• Directions for this task:
Your task is to output the listing word for word, with pictures excluded.

■ ■ ■

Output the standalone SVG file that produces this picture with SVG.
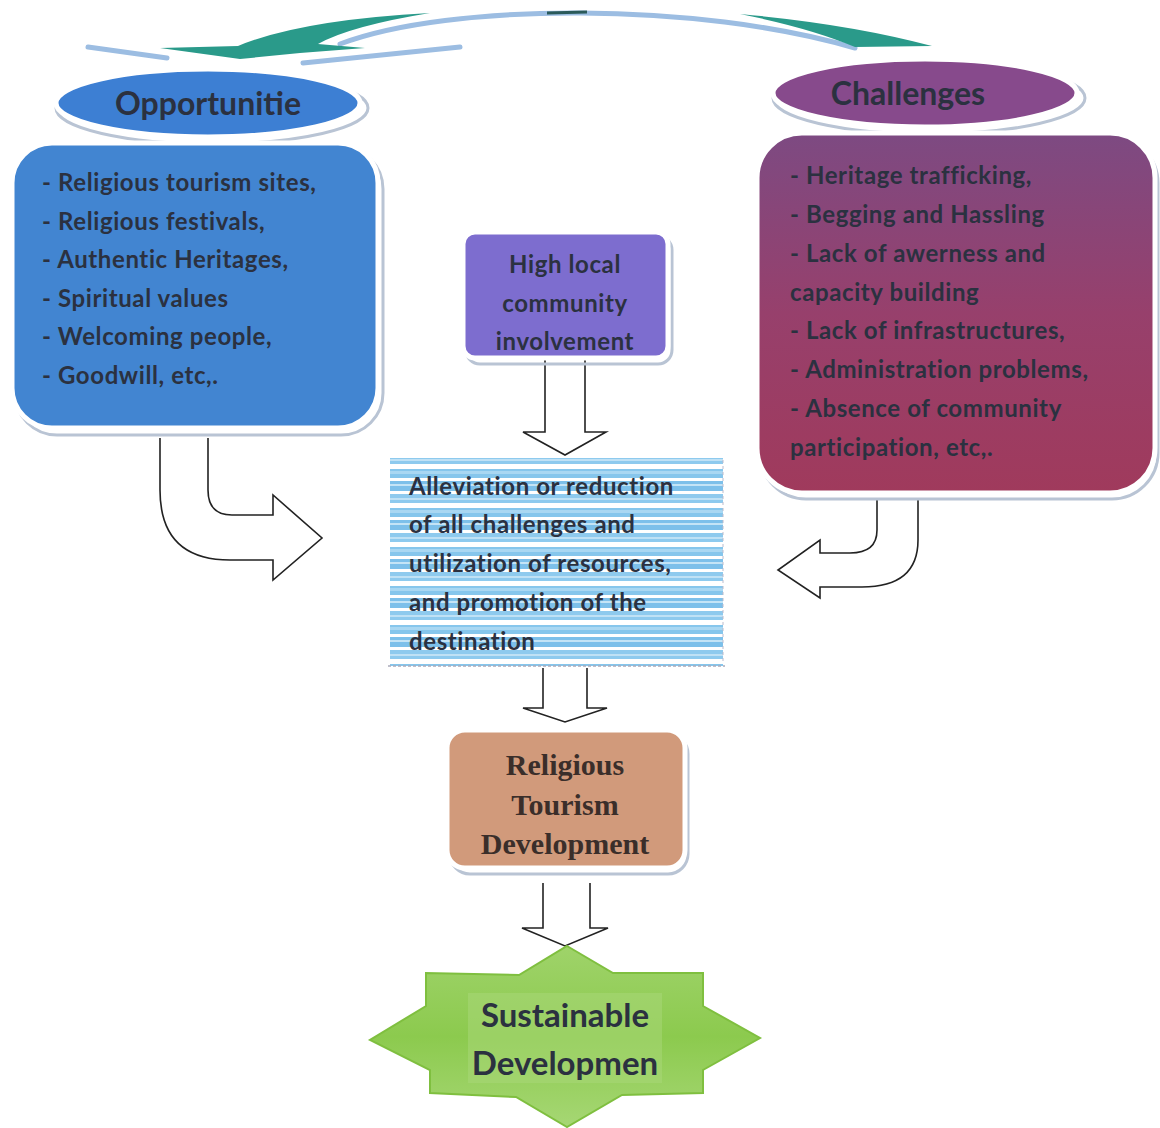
<svg xmlns="http://www.w3.org/2000/svg" width="1160" height="1128" viewBox="0 0 1160 1128">
<defs>
<style>
.t{font-family:Lato,"Open Sans","Liberation Sans",sans-serif;font-weight:bold;fill:#2b3140}
.b{font-size:24px;letter-spacing:0.6px}
.ser{font-family:"Liberation Serif","Times New Roman",serif;font-weight:bold;fill:#3a2e2a}
.arr{fill:#fff;stroke:#222;stroke-width:1.6;stroke-linejoin:miter}
.frame{stroke:#fff;stroke-width:5}
.shadow{fill:none;stroke:#b9c4d4;stroke-width:3}
.lb{fill:none;stroke:#9cbde2;stroke-width:5;stroke-linecap:round}
.teal{fill:#2a9a8a}
</style>
<linearGradient id="gMar" x1="0" y1="0" x2="0" y2="1">
<stop offset="0" stop-color="#7d4a82"/><stop offset="0.5" stop-color="#97406c"/><stop offset="1" stop-color="#a03a5c"/>
</linearGradient>
<linearGradient id="gGreen" x1="0" y1="0" x2="0" y2="1">
<stop offset="0" stop-color="#9fd36a"/><stop offset="0.5" stop-color="#8cca4e"/><stop offset="1" stop-color="#a6d774"/>
</linearGradient>
<pattern id="streak" width="60" height="39" patternUnits="userSpaceOnUse">
<rect width="60" height="39" fill="#ffffff"/>
<rect y="1" width="60" height="9" fill="#86c6ec"/>
<rect y="3" width="60" height="3" fill="#a9d7f2"/>
<rect y="13" width="60" height="10" fill="#7dc0ea"/>
<rect y="16" width="60" height="2" fill="#c4e4f6"/>
<rect y="26" width="60" height="9" fill="#8ecaee"/>
<rect y="30" width="60" height="2" fill="#bfe1f5"/>
</pattern>
</defs>

<g id="connectors">
<path class="lb" d="M340,44 C450,2 700,2 855,48"/>
<path d="M547,13 L587,12" stroke="#2a5a5a" stroke-width="3"/>
<path class="lb" d="M88,47 L167,58"/>
<path class="lb" d="M303,63 L460,47"/>
<path class="teal" d="M740,14 Q850,24 932,46 L855,47 Q810,28 740,14 Z"/>
<path class="teal" d="M160,48 L238,46 Q300,20 430,13 Q350,26 318,44 L365,48 L300,53 L240,59 Z"/>
<path class="arr" d="M160,438 L160,490 Q160,560 230,560 L273,560 L273,580 L322,538 L273,495 L273,515 L232,515 Q208,515 208,490 L208,438"/>
<path class="arr" d="M877,500 L877,530 Q877,553 850,553 L820,553 L820,540 L778,570 L820,598 L820,587 L862,587 Q918,587 918,540 L918,500"/>
<path class="arr" d="M545,360 L545,432 L523,432 L565,455 L606,432 L585,432 L585,360"/>
<path class="arr" d="M543,668 L543,708 L523,708 L565,722 L607,708 L587,708 L587,668"/>
<path class="arr" d="M543,883 L543,928 L522,928 L565,946 L608,928 L590,928 L590,883"/>
</g>

<g id="opportunities-title">
<ellipse cx="212" cy="108" rx="156" ry="36" class="shadow"/>
<ellipse cx="208" cy="103" rx="152" ry="34" fill="#3d7fd3" class="frame"/>
<text class="t" x="208" y="115" font-size="32" text-anchor="middle">Opportunitie</text>
</g>

<g id="challenges-title">
<ellipse cx="929" cy="98" rx="156" ry="36" class="shadow"/>
<ellipse cx="925" cy="93" rx="152" ry="34" fill="#874a8c" class="frame"/>
<text class="t" x="908" y="105" font-size="32" text-anchor="middle">Challenges</text>
</g>

<g id="opportunities">
<rect x="15" y="147" width="368" height="288" rx="42" class="shadow"/>
<rect x="12" y="143" width="366" height="285" rx="40" fill="#4285d1" class="frame"/>
<g class="t b">
<text x="42" y="191">- Religious tourism sites,</text>
<text x="42" y="230">- Religious festivals,</text>
<text x="42" y="268">- Authentic Heritages,</text>
<text x="42" y="307">- Spiritual values</text>
<text x="42" y="345">- Welcoming people,</text>
<text x="42" y="384">- Goodwill, etc,.</text>
</g>
</g>

<g id="challenges">
<rect x="760" y="137" width="398" height="362" rx="46" class="shadow"/>
<rect x="757" y="133" width="398" height="360" rx="45" fill="url(#gMar)" class="frame"/>
<g class="t b">
<text x="790" y="184">- Heritage trafficking,</text>
<text x="790" y="223">- Begging and Hassling</text>
<text x="790" y="262">- Lack of awerness and</text>
<text x="790" y="301">capacity building</text>
<text x="790" y="339">- Lack of infrastructures,</text>
<text x="790" y="378">- Administration problems,</text>
<text x="790" y="417">- Absence of community</text>
<text x="790" y="456">participation, etc,.</text>
</g>
</g>

<g id="community">
<rect x="466" y="236" width="206" height="128" rx="14" class="shadow"/>
<clipPath id="cpC"><rect x="463" y="232" width="205" height="126" rx="12"/></clipPath>
<rect x="463" y="232" width="205" height="126" rx="12" fill="#7d6dcf" class="frame"/>
<g class="t b" text-anchor="middle" clip-path="url(#cpC)">
<text x="565" y="273">High local</text>
<text x="565" y="312">community</text>
<text x="565" y="350">involvement</text>
</g>
</g>

<g id="alleviation">
<clipPath id="cpA"><rect x="390" y="458" width="333" height="198"/></clipPath>
<rect x="390" y="458" width="333" height="208" fill="url(#streak)"/>
<line x1="388" y1="666" x2="725" y2="666" stroke="#aab" stroke-width="1.5" stroke-dasharray="3 2"/>
<line x1="723" y1="460" x2="723" y2="664" stroke="#bbc" stroke-width="1" stroke-dasharray="3 3"/>
<g class="t b" clip-path="url(#cpA)">
<text x="409" y="495">Alleviation or reduction</text>
<text x="409" y="533">of all challenges and</text>
<text x="409" y="572">utilization of resources,</text>
<text x="409" y="611">and promotion of the</text>
<text x="409" y="650">destination</text>
</g>
</g>

<g id="religious-tourism">
<rect x="450" y="734" width="238" height="140" rx="20" class="shadow" stroke="#d8b8c8"/>
<rect x="447" y="730" width="238" height="138" rx="18" fill="#d19a7b" class="frame"/>
<g class="ser" font-size="30" text-anchor="middle">
<text x="565" y="775">Religious</text>
<text x="565" y="815">Tourism</text>
<text x="565" y="854">Development</text>
</g>
</g>

<g id="sustainable">
<polygon points="567,946 613,973 703,973 703,1006 760,1038 703,1070 703,1093 622,1095 567,1127 516,1097 430,1093 430,1070 370,1040 426,1006 426,973 519,975" fill="url(#gGreen)" stroke="#7fbf3f" stroke-width="2"/>
<rect x="468" y="993" width="194" height="90" fill="#a9d87a" opacity="0.5"/>
<g class="t" font-size="33" text-anchor="middle">
<text x="565" y="1027">Sustainable</text>
<text x="565" y="1075">Developmen</text>
</g>
</g>
</svg>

■ ■ ■

• Output for this task:
Output the standalone SVG file that produces this picture with SVG.
<svg xmlns="http://www.w3.org/2000/svg" width="1160" height="1128" viewBox="0 0 1160 1128">
<defs>
<style>
.t{font-family:Lato,"Open Sans","Liberation Sans",sans-serif;font-weight:bold;fill:#2b3140}
.b{font-size:24px;letter-spacing:0.6px}
.ser{font-family:"Liberation Serif","Times New Roman",serif;font-weight:bold;fill:#3a2e2a}
.arr{fill:#fff;stroke:#222;stroke-width:1.6;stroke-linejoin:miter}
.frame{stroke:#fff;stroke-width:5}
.shadow{fill:none;stroke:#b9c4d4;stroke-width:3}
.lb{fill:none;stroke:#9cbde2;stroke-width:5;stroke-linecap:round}
.teal{fill:#2a9a8a}
</style>
<linearGradient id="gMar" x1="0" y1="0" x2="0" y2="1">
<stop offset="0" stop-color="#7d4a82"/><stop offset="0.5" stop-color="#97406c"/><stop offset="1" stop-color="#a03a5c"/>
</linearGradient>
<linearGradient id="gGreen" x1="0" y1="0" x2="0" y2="1">
<stop offset="0" stop-color="#9fd36a"/><stop offset="0.5" stop-color="#8cca4e"/><stop offset="1" stop-color="#a6d774"/>
</linearGradient>
<pattern id="streak" width="60" height="39" patternUnits="userSpaceOnUse">
<rect width="60" height="39" fill="#ffffff"/>
<rect y="1" width="60" height="9" fill="#86c6ec"/>
<rect y="3" width="60" height="3" fill="#a9d7f2"/>
<rect y="13" width="60" height="10" fill="#7dc0ea"/>
<rect y="16" width="60" height="2" fill="#c4e4f6"/>
<rect y="26" width="60" height="9" fill="#8ecaee"/>
<rect y="30" width="60" height="2" fill="#bfe1f5"/>
</pattern>
</defs>

<g id="connectors">
<path class="lb" d="M340,44 C450,2 700,2 855,48"/>
<path d="M547,13 L587,12" stroke="#2a5a5a" stroke-width="3"/>
<path class="lb" d="M88,47 L167,58"/>
<path class="lb" d="M303,63 L460,47"/>
<path class="teal" d="M740,14 Q850,24 932,46 L855,47 Q810,28 740,14 Z"/>
<path class="teal" d="M160,48 L238,46 Q300,20 430,13 Q350,26 318,44 L365,48 L300,53 L240,59 Z"/>
<path class="arr" d="M160,438 L160,490 Q160,560 230,560 L273,560 L273,580 L322,538 L273,495 L273,515 L232,515 Q208,515 208,490 L208,438"/>
<path class="arr" d="M877,500 L877,530 Q877,553 850,553 L820,553 L820,540 L778,570 L820,598 L820,587 L862,587 Q918,587 918,540 L918,500"/>
<path class="arr" d="M545,360 L545,432 L523,432 L565,455 L606,432 L585,432 L585,360"/>
<path class="arr" d="M543,668 L543,708 L523,708 L565,722 L607,708 L587,708 L587,668"/>
<path class="arr" d="M543,883 L543,928 L522,928 L565,946 L608,928 L590,928 L590,883"/>
</g>

<g id="opportunities-title">
<ellipse cx="212" cy="108" rx="156" ry="36" class="shadow"/>
<ellipse cx="208" cy="103" rx="152" ry="34" fill="#3d7fd3" class="frame"/>
<text class="t" x="208" y="115" font-size="32" text-anchor="middle">Opportunitie</text>
</g>

<g id="challenges-title">
<ellipse cx="929" cy="98" rx="156" ry="36" class="shadow"/>
<ellipse cx="925" cy="93" rx="152" ry="34" fill="#874a8c" class="frame"/>
<text class="t" x="908" y="105" font-size="32" text-anchor="middle">Challenges</text>
</g>

<g id="opportunities">
<rect x="15" y="147" width="368" height="288" rx="42" class="shadow"/>
<rect x="12" y="143" width="366" height="285" rx="40" fill="#4285d1" class="frame"/>
<g class="t b">
<text x="42" y="191">- Religious tourism sites,</text>
<text x="42" y="230">- Religious festivals,</text>
<text x="42" y="268">- Authentic Heritages,</text>
<text x="42" y="307">- Spiritual values</text>
<text x="42" y="345">- Welcoming people,</text>
<text x="42" y="384">- Goodwill, etc,.</text>
</g>
</g>

<g id="challenges">
<rect x="760" y="137" width="398" height="362" rx="46" class="shadow"/>
<rect x="757" y="133" width="398" height="360" rx="45" fill="url(#gMar)" class="frame"/>
<g class="t b">
<text x="790" y="184">- Heritage trafficking,</text>
<text x="790" y="223">- Begging and Hassling</text>
<text x="790" y="262">- Lack of awerness and</text>
<text x="790" y="301">capacity building</text>
<text x="790" y="339">- Lack of infrastructures,</text>
<text x="790" y="378">- Administration problems,</text>
<text x="790" y="417">- Absence of community</text>
<text x="790" y="456">participation, etc,.</text>
</g>
</g>

<g id="community">
<rect x="466" y="236" width="206" height="128" rx="14" class="shadow"/>
<clipPath id="cpC"><rect x="463" y="232" width="205" height="126" rx="12"/></clipPath>
<rect x="463" y="232" width="205" height="126" rx="12" fill="#7d6dcf" class="frame"/>
<g class="t b" text-anchor="middle" clip-path="url(#cpC)">
<text x="565" y="273">High local</text>
<text x="565" y="312">community</text>
<text x="565" y="350">involvement</text>
</g>
</g>

<g id="alleviation">
<clipPath id="cpA"><rect x="390" y="458" width="333" height="198"/></clipPath>
<rect x="390" y="458" width="333" height="208" fill="url(#streak)"/>
<line x1="388" y1="666" x2="725" y2="666" stroke="#aab" stroke-width="1.5" stroke-dasharray="3 2"/>
<line x1="723" y1="460" x2="723" y2="664" stroke="#bbc" stroke-width="1" stroke-dasharray="3 3"/>
<g class="t b" clip-path="url(#cpA)">
<text x="409" y="495">Alleviation or reduction</text>
<text x="409" y="533">of all challenges and</text>
<text x="409" y="572">utilization of resources,</text>
<text x="409" y="611">and promotion of the</text>
<text x="409" y="650">destination</text>
</g>
</g>

<g id="religious-tourism">
<rect x="450" y="734" width="238" height="140" rx="20" class="shadow" stroke="#d8b8c8"/>
<rect x="447" y="730" width="238" height="138" rx="18" fill="#d19a7b" class="frame"/>
<g class="ser" font-size="30" text-anchor="middle">
<text x="565" y="775">Religious</text>
<text x="565" y="815">Tourism</text>
<text x="565" y="854">Development</text>
</g>
</g>

<g id="sustainable">
<polygon points="567,946 613,973 703,973 703,1006 760,1038 703,1070 703,1093 622,1095 567,1127 516,1097 430,1093 430,1070 370,1040 426,1006 426,973 519,975" fill="url(#gGreen)" stroke="#7fbf3f" stroke-width="2"/>
<rect x="468" y="993" width="194" height="90" fill="#a9d87a" opacity="0.5"/>
<g class="t" font-size="33" text-anchor="middle">
<text x="565" y="1027">Sustainable</text>
<text x="565" y="1075">Developmen</text>
</g>
</g>
</svg>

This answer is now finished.